Note - There are sometimes good reasons to leave a table as a heap instead of creating a clustered index, but using heaps effectively is an advanced skill. Most tables should have a carefully chosen clustered index unless a good reason exists for leaving the table as a heap.
Quick definitions
- Heap: A table without a clustered index. Rows are stored unordered.
- Clustered Table: A table with a clustered index, where the data rows are physically stored in order of the clustered key.
When is a Heap better?
- Fast inserts: Since there's no index maintenance for clustered keys, inserts can be slightly faster.
- Staging or temporary data: When you bulk load data and then drop the table or quickly process it.
- Simple tables with no key or access pattern: If you don’t query the table often or do only full scans, heaps can be okay.
When is a Clustered Table better?
- Range queries: If you frequently query ranges of data (e.g., date ranges), clustered indexes help a lot.
- Seek performance: Clustered indexes allow fast lookups by the key.

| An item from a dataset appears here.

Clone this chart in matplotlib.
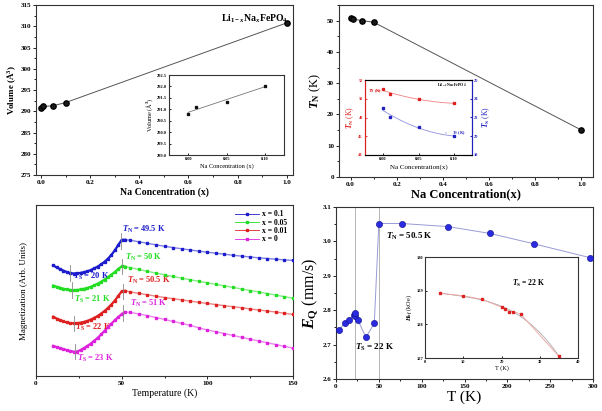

- Avoiding forwarding pointers: In heaps, when a row is updated and grows in size, it can get moved, leaving a forwarding pointer which can slow reads.
- Secondary indexes: Nonclustered indexes on heaps store the row identifier (RID), which is less stable and can lead to more fragmentation and overhead than the clustered key in a clustered table.
Summary / Recommendations
- In general, clustered tables (tables with a clustered index) are preferred in OLTP systems for efficient querying and better maintenance.
- Heaps can be useful in some ETL, staging, or append-only scenarios.
- Avoid heaps if your workload involves many updates or you need good seek performance.